__INPUT RECORDS__:
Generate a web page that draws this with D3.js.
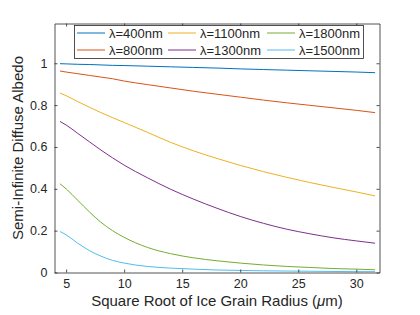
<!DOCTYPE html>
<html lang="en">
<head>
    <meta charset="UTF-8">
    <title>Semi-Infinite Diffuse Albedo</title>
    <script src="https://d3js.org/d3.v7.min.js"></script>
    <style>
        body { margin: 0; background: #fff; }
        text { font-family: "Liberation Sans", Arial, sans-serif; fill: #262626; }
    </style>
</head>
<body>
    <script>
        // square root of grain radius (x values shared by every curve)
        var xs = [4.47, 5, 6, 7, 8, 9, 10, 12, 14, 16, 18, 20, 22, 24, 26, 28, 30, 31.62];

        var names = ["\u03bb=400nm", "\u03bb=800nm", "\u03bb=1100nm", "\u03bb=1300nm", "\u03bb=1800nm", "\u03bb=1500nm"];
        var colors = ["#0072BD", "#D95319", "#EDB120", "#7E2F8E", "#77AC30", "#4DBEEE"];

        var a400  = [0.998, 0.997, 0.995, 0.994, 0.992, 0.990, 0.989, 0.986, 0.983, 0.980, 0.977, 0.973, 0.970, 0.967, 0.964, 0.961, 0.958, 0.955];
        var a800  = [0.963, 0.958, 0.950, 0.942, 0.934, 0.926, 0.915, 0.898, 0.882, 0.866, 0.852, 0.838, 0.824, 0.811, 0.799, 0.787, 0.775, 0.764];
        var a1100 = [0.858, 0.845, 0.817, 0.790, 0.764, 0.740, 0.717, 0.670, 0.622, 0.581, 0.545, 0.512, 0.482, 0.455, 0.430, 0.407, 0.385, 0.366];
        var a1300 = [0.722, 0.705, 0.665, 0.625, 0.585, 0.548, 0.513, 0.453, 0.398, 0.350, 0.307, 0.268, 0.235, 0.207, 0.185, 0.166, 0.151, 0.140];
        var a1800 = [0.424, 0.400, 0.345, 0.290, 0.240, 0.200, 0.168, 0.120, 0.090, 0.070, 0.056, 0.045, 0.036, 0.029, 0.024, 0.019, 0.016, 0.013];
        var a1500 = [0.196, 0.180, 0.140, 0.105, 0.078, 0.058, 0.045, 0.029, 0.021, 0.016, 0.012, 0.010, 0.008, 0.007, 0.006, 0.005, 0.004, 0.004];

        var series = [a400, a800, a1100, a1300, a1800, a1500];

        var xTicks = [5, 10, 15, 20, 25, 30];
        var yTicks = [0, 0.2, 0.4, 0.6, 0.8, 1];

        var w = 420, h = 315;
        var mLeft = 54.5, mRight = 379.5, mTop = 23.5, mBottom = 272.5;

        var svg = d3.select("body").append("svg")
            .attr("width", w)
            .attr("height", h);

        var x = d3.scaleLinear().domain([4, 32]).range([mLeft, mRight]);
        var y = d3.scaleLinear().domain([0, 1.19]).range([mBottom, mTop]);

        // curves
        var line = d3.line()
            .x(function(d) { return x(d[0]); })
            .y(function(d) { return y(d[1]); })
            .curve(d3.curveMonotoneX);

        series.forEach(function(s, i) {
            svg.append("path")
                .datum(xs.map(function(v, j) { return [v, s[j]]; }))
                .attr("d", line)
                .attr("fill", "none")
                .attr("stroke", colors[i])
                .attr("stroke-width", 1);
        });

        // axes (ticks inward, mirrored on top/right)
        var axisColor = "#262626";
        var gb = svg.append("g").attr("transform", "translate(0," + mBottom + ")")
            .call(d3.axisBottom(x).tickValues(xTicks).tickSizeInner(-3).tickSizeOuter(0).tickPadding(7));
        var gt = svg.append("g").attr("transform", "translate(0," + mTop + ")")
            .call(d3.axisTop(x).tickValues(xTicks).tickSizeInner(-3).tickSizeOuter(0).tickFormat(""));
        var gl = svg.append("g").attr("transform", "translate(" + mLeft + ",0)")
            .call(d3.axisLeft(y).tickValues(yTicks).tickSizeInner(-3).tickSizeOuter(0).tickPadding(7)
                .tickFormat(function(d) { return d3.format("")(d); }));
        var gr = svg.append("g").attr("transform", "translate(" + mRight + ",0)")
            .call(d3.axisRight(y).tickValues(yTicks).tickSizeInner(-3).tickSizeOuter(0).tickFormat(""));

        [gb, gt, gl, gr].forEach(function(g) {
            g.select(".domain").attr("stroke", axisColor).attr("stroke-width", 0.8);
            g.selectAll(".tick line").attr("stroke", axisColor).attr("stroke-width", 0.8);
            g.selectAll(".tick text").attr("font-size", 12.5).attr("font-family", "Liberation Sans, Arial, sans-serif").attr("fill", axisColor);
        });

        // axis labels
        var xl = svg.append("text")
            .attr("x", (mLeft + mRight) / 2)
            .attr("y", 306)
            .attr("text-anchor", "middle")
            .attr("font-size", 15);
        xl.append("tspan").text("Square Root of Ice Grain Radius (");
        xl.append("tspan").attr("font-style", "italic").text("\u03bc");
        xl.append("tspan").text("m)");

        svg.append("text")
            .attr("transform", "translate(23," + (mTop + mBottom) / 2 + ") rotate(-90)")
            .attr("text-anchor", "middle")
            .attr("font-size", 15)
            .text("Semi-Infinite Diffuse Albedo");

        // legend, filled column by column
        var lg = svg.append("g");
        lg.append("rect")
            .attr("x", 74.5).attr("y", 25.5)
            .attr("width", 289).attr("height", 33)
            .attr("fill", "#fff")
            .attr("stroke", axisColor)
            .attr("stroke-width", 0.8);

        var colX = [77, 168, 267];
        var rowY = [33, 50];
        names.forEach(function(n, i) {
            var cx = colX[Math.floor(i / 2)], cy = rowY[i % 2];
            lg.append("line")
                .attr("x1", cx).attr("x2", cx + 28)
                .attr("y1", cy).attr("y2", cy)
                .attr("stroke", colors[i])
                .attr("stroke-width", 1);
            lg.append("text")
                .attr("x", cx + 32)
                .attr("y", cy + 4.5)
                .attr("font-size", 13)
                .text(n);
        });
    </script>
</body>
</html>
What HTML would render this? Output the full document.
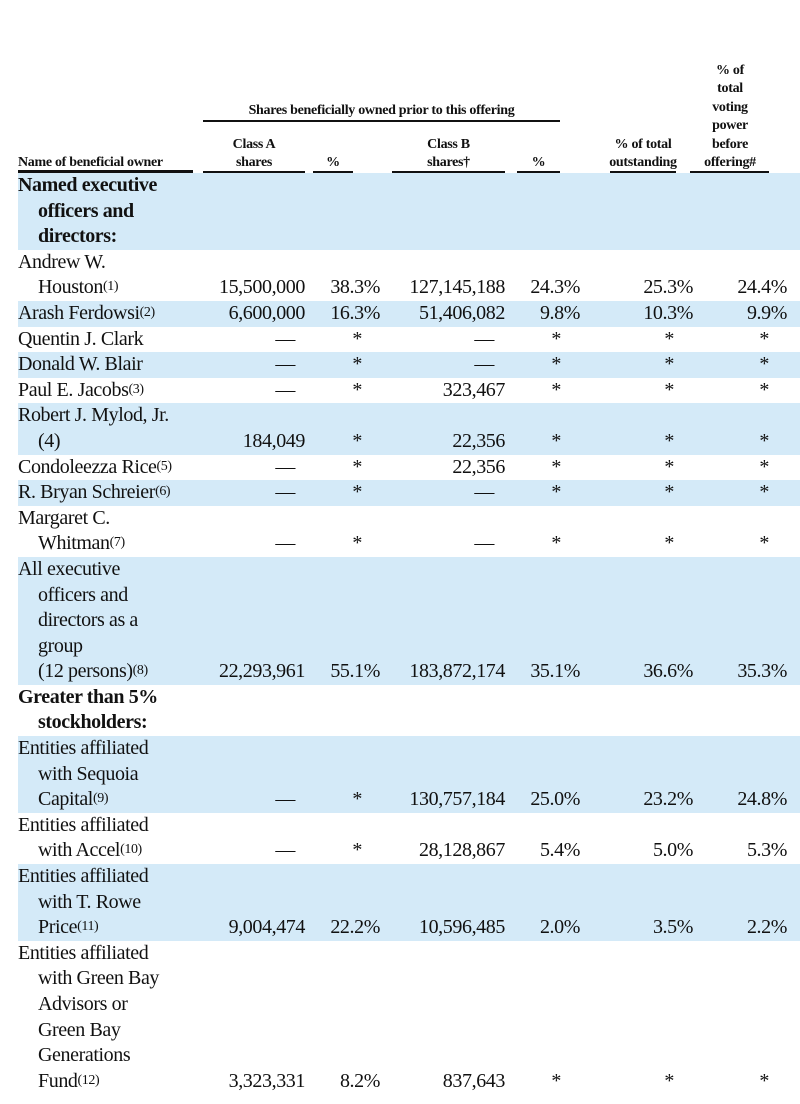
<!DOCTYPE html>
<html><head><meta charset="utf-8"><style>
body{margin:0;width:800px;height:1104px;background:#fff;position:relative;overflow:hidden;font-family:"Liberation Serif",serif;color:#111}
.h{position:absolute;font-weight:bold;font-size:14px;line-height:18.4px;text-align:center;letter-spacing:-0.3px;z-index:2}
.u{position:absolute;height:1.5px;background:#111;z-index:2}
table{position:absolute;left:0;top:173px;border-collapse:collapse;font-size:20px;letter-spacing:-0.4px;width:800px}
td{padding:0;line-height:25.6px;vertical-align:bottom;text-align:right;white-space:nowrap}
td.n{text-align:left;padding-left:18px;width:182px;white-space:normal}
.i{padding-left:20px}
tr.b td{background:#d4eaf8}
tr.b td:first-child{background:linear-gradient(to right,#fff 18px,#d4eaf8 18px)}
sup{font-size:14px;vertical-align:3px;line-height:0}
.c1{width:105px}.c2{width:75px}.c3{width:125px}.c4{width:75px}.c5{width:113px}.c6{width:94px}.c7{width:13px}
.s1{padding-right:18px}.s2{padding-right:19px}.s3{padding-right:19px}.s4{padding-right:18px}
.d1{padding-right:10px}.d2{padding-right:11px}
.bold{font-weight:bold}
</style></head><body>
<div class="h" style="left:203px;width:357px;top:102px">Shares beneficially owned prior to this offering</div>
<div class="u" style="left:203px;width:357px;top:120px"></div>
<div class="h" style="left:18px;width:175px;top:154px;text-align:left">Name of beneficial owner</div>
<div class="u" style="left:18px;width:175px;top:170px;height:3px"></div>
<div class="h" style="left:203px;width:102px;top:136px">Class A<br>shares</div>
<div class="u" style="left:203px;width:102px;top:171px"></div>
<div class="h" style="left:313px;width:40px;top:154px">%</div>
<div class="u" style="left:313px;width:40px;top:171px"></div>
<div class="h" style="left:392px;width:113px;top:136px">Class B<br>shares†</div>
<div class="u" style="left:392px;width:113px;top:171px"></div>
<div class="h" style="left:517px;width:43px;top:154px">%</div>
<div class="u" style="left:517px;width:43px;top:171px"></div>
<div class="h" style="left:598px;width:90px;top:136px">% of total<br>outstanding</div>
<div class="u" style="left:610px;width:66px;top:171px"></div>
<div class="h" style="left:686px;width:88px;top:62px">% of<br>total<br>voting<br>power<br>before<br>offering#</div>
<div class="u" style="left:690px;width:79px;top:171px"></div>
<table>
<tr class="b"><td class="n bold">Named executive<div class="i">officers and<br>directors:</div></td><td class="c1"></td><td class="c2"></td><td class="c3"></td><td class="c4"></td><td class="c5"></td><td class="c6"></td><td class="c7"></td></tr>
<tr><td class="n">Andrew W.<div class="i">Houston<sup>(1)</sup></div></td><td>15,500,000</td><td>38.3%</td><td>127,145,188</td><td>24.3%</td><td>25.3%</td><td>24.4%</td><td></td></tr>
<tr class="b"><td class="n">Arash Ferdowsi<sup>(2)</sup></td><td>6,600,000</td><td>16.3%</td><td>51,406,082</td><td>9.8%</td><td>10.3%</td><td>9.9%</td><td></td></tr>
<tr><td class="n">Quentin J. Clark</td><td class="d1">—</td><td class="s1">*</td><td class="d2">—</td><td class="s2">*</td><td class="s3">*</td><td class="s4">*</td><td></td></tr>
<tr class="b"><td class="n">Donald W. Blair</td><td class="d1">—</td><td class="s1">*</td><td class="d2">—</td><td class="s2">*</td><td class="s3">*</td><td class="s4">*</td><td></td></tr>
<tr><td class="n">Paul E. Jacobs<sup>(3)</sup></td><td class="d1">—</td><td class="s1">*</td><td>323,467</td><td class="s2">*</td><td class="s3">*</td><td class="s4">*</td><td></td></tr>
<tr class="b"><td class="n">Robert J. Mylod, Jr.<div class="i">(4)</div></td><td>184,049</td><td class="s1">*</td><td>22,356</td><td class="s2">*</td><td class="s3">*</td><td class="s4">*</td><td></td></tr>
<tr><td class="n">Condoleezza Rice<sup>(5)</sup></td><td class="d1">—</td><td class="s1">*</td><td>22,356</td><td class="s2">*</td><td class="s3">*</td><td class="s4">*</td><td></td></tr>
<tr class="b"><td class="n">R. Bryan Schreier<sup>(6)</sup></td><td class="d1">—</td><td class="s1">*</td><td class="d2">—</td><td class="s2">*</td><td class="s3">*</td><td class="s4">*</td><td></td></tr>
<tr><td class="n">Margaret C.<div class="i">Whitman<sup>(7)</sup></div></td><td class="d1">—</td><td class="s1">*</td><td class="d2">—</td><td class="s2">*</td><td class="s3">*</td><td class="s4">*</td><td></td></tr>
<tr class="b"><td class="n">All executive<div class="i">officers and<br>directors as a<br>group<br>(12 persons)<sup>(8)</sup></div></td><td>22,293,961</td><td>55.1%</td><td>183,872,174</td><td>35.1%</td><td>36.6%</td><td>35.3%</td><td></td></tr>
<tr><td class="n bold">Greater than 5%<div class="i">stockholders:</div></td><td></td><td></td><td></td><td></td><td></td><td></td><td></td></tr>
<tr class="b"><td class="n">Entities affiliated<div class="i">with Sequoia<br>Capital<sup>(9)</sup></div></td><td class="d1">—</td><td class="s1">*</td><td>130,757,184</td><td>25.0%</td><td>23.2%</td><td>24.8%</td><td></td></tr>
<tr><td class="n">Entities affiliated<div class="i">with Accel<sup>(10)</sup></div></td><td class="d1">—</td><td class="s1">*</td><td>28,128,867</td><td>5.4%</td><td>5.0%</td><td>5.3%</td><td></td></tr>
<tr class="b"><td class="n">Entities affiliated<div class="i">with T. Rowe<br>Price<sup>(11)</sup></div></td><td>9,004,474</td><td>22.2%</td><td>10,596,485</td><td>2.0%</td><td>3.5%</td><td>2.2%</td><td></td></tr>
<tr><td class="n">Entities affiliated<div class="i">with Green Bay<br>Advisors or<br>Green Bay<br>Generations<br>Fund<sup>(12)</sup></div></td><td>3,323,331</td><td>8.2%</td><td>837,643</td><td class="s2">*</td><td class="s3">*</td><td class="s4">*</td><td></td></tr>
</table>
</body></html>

__REQUIRED WORK__: Without the pictures, please reproduce each line of the listing above exactly, from the first one through the line bearing "d3.scaleLinear().domain([0, 1.19]).range([mBottom, mTop]);".

__ANSWER FOR THE TASK__:
Generate a web page that draws this with D3.js.
<!DOCTYPE html>
<html lang="en">
<head>
    <meta charset="UTF-8">
    <title>Semi-Infinite Diffuse Albedo</title>
    <script src="https://d3js.org/d3.v7.min.js"></script>
    <style>
        body { margin: 0; background: #fff; }
        text { font-family: "Liberation Sans", Arial, sans-serif; fill: #262626; }
    </style>
</head>
<body>
    <script>
        // square root of grain radius (x values shared by every curve)
        var xs = [4.47, 5, 6, 7, 8, 9, 10, 12, 14, 16, 18, 20, 22, 24, 26, 28, 30, 31.62];

        var names = ["\u03bb=400nm", "\u03bb=800nm", "\u03bb=1100nm", "\u03bb=1300nm", "\u03bb=1800nm", "\u03bb=1500nm"];
        var colors = ["#0072BD", "#D95319", "#EDB120", "#7E2F8E", "#77AC30", "#4DBEEE"];

        var a400  = [0.998, 0.997, 0.995, 0.994, 0.992, 0.990, 0.989, 0.986, 0.983, 0.980, 0.977, 0.973, 0.970, 0.967, 0.964, 0.961, 0.958, 0.955];
        var a800  = [0.963, 0.958, 0.950, 0.942, 0.934, 0.926, 0.915, 0.898, 0.882, 0.866, 0.852, 0.838, 0.824, 0.811, 0.799, 0.787, 0.775, 0.764];
        var a1100 = [0.858, 0.845, 0.817, 0.790, 0.764, 0.740, 0.717, 0.670, 0.622, 0.581, 0.545, 0.512, 0.482, 0.455, 0.430, 0.407, 0.385, 0.366];
        var a1300 = [0.722, 0.705, 0.665, 0.625, 0.585, 0.548, 0.513, 0.453, 0.398, 0.350, 0.307, 0.268, 0.235, 0.207, 0.185, 0.166, 0.151, 0.140];
        var a1800 = [0.424, 0.400, 0.345, 0.290, 0.240, 0.200, 0.168, 0.120, 0.090, 0.070, 0.056, 0.045, 0.036, 0.029, 0.024, 0.019, 0.016, 0.013];
        var a1500 = [0.196, 0.180, 0.140, 0.105, 0.078, 0.058, 0.045, 0.029, 0.021, 0.016, 0.012, 0.010, 0.008, 0.007, 0.006, 0.005, 0.004, 0.004];

        var series = [a400, a800, a1100, a1300, a1800, a1500];

        var xTicks = [5, 10, 15, 20, 25, 30];
        var yTicks = [0, 0.2, 0.4, 0.6, 0.8, 1];

        var w = 420, h = 315;
        var mLeft = 54.5, mRight = 379.5, mTop = 23.5, mBottom = 272.5;

        var svg = d3.select("body").append("svg")
            .attr("width", w)
            .attr("height", h);

        var x = d3.scaleLinear().domain([4, 32]).range([mLeft, mRight]);
        var y = d3.scaleLinear().domain([0, 1.19]).range([mBottom, mTop]);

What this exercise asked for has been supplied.